The building was a gorgeous 1940's skyscraper that was in the process of being remodeled. Construction workers were everywhere. Distinguished in the morning business crowd by their yellow hard-hats, they climbed ladders installing lights and hammering away at drywall. Our Installer flagged us down, got us signed in and told us we'd first be heading up to the 14th floor. He led us past the mirrored, contemporary elevators in the main lobby to the rear of the building and another block of elevators. The building's original Otis elevators.

The elevator doors were covered in dusty, wrought iron gothic arches and looked like they hadn't been opened in at least a decade. If my life had a soundtrack, the chord of doom would have played as I watched the others get on. My imagination was whirring away, calculating the possibility of the elevator's decaying, frayed cables, snapping the moment we began our ascent in the sealed 5x5 metal box.


Everyone else was inside the car staring at me. It reminded me of the ghost story where a dark hooded figure beckons from a full elevator saying, "There's room for one more," just before the elevator plunges to the ground and everyone inside dies.

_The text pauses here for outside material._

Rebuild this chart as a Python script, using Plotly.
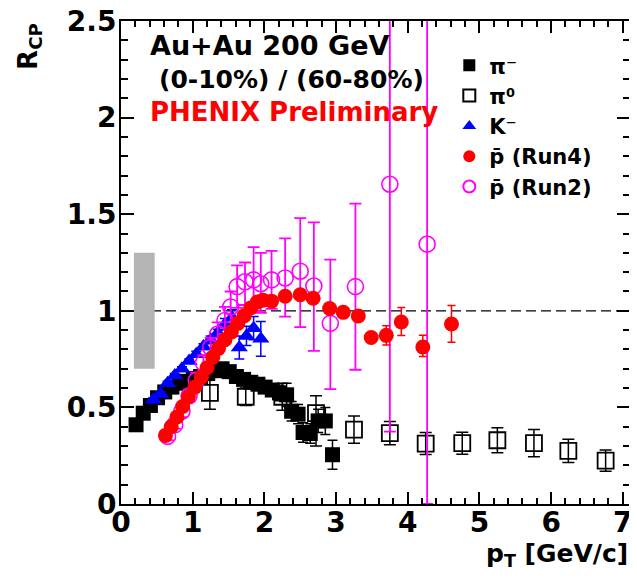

I tentatively slid my first foot across the threshold of the car. Deep inhale. You can do this. Second foot across. Aaaaaand I was in. It wasn't until the door slid closed and Installer pushed the "14" button that I remembered to let my breath out. Whoooooooo, everything was going to be fine. Just a little ride in an elevator. Heh heheh. Can't believed I was silly enough to be so ...

That's when the car dropped.

No, seriously. The lights flickered, the car swung back and forth and it dropped. It may have only dropped half a foot, but one second I was giggling at my paranoia and heading up to the 14th floor and the next I was plummeting to my death. TO. MY. DEATH.

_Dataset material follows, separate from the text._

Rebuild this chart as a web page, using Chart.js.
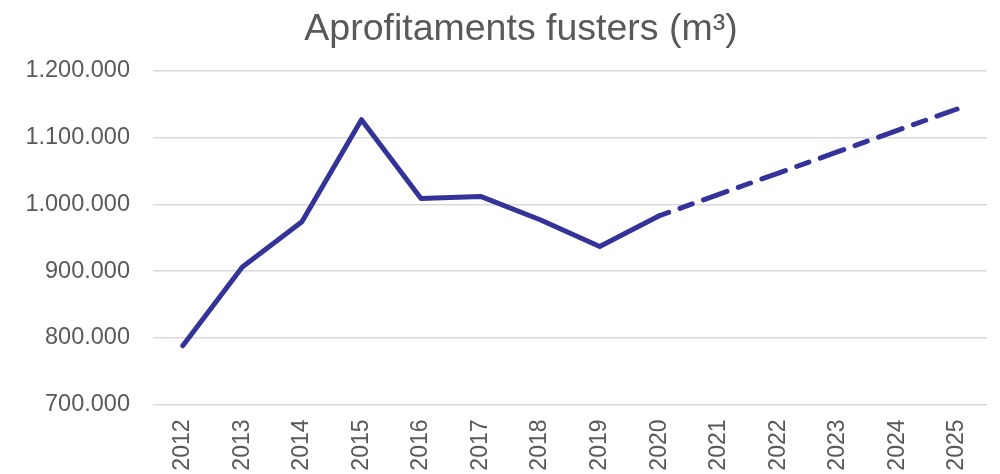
<!DOCTYPE html>
<html lang="ca">
<head>
    <meta charset="UTF-8">
    <title>Aprofitaments fusters</title>
    <script src="https://cdn.jsdelivr.net/npm/chart.js"></script>
    <style>
        body { margin: 0; background: white; }
        #wrap { width: 1000px; height: 474px; }
    </style>
</head>
<body>
    <div id="wrap"><canvas id="lineChart"></canvas></div>
    <script>
        // Dades llegides del gràfic
        const anys = ['2012', '2013', '2014', '2015', '2016', '2017', '2018', '2019', '2020', '2021', '2022', '2023', '2024', '2025'];
        const real = [788000, 906000, 974000, 1127000, 1009000, 1012000, 977000, 937000, 983000];
        const previsio = [983000, 1015000, 1047000, 1079000, 1111000, 1143000];
        const ticksY = [700000, 800000, 900000, 1000000, 1100000, 1200000];

        const color = '#333399';
        const gris = '#595959';
        const lletra = 'Liberation Sans, Arial, sans-serif';

        // omplir amb null per alinear amb els anys
        const serieReal = anys.map((a, i) => i < real.length ? real[i] : null);
        const inici = anys.length - previsio.length;
        const seriePrev = anys.map((a, i) => i >= inici ? previsio[i - inici] : null);

        function formatPunts(v) {
            return String(v).replace(/\B(?=(\d{3})+(?!\d))/g, '.');
        }

        // el títol de l'original no està centrat al llenç, sinó una mica a la dreta
        const titolDesplacat = {
            id: 'titolDesplacat',
            afterLayout(chart) {
                if (chart.titleBlock) chart.titleBlock.left += 52;
            }
        };

        const ctx = document.getElementById('lineChart').getContext('2d');
        new Chart(ctx, {
            type: 'line',
            data: {
                labels: anys,
                datasets: [{
                    label: 'Real',
                    data: serieReal,
                    borderColor: color,
                    borderWidth: 5,
                    borderCapStyle: 'round',
                    borderJoinStyle: 'round',
                    pointRadius: 0,
                    tension: 0
                }, {
                    label: 'Previsió',
                    data: seriePrev,
                    borderColor: color,
                    borderWidth: 5,
                    borderDash: [25, 12, 13, 12],
                    borderDashOffset: 15,
                    borderCapStyle: 'round',
                    borderJoinStyle: 'round',
                    pointRadius: 0,
                    tension: 0
                }]
            },
            options: {
                responsive: true,
                maintainAspectRatio: false,
                animation: false,
                layout: { padding: { left: 0, right: 10, top: 0, bottom: 0 } },
                plugins: {
                    legend: { display: false },
                    tooltip: { enabled: false },
                    title: {
                        display: true,
                        text: 'Aprofitaments fusters (m³)',
                        color: gris,
                        font: { family: lletra, size: 37.5, weight: 'normal', lineHeight: 1.2 },
                        padding: { top: 7, bottom: 19 }
                    }
                },
                scales: {
                    x: {
                        offset: true,
                        grid: { display: false, drawTicks: false },
                        border: { display: false },
                        ticks: {
                            color: gris,
                            font: { family: lletra, size: 23 },
                            minRotation: 90,
                            maxRotation: 90,
                            autoSkip: false,
                            padding: 15
                        },
                        afterFit: s => { s.height = 69.5; }
                    },
                    y: {
                        min: 700000,
                        max: 1200000,
                        grid: { color: '#d9d9d9', lineWidth: 1.5, drawTicks: false },
                        border: { display: false },
                        ticks: {
                            color: gris,
                            font: { family: lletra, size: 23.5 },
                            padding: 23,
                            callback: v => formatPunts(v)
                        },
                        afterBuildTicks: s => { s.ticks = ticksY.map(v => ({ value: v })); },
                        afterFit: s => { s.width = 153; }
                    }
                }
            },
            plugins: [titolDesplacat]
        });
    </script>
</body>
</html>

As a woman near me screamed, I grabbed for the railing inside the elevator only to realize there wasn't one. I closed my eyes as my heart tried to escape my doomed body by clawing its way through my throat. I telepathically told my family and Sir "I love you" and "Ha, ha! Whose fear of heights and small enclosed spaces is irrational now?"

A matter of seconds later, the car's lights were back on and we were heading up to the 14th floor like nothing had happened. Though looking at my companions, I knew I hadn't imagined it. The screaming woman had grabbed a complete stranger's hand and her vice-like grip still entrapped it. Everyone else looked as pale and wild-eyed as I felt. Except Installer. Who laughed at us. "We get stuck in these things all the time," He said jauntily. Well that may have been nice to mention BEFORE WE STEPPED INTO THIS PLUMMETING BOX OF DEATH.

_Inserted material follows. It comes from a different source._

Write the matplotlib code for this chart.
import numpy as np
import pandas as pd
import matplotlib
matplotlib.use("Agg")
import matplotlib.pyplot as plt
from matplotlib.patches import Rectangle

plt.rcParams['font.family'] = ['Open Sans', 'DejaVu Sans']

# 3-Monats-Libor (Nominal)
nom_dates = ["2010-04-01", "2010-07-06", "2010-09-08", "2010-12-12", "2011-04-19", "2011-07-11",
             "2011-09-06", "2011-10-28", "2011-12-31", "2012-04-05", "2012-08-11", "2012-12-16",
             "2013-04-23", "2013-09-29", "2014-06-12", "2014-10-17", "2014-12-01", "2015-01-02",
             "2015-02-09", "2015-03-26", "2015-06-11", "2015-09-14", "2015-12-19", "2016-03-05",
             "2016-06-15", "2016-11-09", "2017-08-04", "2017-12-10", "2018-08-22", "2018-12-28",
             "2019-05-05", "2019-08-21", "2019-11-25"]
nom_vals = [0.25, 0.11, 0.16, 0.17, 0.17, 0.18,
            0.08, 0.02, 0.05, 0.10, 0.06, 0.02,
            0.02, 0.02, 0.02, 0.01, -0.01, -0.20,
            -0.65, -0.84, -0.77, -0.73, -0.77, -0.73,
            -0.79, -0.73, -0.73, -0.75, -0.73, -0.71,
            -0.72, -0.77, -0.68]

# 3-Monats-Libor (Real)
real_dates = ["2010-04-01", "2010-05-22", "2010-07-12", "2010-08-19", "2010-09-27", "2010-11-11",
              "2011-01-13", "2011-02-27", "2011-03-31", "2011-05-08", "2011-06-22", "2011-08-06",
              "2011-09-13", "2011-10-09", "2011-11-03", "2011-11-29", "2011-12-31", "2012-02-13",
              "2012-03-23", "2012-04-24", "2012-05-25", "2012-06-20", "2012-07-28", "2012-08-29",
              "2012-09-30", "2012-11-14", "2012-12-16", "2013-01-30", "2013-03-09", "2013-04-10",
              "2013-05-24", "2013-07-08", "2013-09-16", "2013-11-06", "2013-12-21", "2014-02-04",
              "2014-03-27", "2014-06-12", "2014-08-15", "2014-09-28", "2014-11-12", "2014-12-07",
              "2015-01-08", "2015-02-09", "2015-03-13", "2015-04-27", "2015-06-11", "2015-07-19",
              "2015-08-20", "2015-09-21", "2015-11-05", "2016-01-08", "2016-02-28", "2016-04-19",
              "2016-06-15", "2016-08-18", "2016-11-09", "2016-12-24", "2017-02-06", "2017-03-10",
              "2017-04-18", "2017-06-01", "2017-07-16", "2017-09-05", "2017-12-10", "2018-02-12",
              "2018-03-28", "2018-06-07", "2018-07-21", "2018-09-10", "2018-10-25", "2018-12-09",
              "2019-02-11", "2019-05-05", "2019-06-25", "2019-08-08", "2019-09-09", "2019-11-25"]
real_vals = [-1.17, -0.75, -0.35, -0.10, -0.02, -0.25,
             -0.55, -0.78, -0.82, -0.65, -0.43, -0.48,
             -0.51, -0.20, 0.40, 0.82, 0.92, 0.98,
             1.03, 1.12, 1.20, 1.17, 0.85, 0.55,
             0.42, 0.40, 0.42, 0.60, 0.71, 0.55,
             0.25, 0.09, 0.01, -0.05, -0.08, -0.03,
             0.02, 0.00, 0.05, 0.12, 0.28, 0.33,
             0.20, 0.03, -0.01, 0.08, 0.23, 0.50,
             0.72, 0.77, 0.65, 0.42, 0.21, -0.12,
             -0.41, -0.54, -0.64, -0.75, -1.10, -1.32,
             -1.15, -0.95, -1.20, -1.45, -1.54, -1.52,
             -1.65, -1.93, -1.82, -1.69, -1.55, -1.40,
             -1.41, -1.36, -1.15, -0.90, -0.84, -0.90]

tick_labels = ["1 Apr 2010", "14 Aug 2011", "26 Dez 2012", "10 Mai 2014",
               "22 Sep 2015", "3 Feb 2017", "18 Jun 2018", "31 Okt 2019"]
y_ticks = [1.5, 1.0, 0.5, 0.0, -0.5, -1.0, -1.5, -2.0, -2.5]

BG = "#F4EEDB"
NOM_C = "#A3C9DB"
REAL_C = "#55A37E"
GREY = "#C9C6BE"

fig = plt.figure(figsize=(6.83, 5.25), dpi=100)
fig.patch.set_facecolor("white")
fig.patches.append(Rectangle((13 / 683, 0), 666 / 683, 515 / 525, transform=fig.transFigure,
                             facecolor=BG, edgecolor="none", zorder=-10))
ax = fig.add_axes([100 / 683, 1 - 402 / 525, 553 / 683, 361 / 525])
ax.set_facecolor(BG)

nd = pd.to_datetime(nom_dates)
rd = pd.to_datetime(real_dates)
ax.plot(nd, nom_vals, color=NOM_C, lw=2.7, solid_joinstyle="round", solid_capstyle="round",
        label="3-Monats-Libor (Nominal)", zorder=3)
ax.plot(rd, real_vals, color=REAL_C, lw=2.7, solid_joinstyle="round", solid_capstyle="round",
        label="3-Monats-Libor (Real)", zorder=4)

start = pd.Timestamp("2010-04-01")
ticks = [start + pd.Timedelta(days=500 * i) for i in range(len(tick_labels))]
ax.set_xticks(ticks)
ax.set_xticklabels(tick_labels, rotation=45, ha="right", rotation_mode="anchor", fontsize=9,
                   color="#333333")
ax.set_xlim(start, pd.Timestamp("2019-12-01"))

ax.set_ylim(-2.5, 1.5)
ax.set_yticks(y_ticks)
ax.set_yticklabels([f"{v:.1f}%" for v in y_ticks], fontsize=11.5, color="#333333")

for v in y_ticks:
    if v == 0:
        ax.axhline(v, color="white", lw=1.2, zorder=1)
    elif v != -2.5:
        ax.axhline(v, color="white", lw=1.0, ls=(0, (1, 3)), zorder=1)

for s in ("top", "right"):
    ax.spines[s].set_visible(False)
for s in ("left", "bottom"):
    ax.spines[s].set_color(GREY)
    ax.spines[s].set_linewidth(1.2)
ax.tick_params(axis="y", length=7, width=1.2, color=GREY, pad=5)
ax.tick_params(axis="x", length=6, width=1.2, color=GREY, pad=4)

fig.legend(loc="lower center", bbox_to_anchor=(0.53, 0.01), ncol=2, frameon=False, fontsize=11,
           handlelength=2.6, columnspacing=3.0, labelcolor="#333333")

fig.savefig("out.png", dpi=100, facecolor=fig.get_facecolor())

We made it to the 14th floor safely and the rest of the day proceeded with the tedium I had expected. However, when we traversed floors, Screaming Woman and I firmly refused to get onto any more of the old elevators. No amount of cajoling would get us to budge from our firm footing on the marble floors outside the ancient elevators. Installer, rolling his eyes, finally gave into our protests and snuck us onto the service elevator, which was agreeably much more sturdy, at least 20 years newer and had Oh Shit! railings.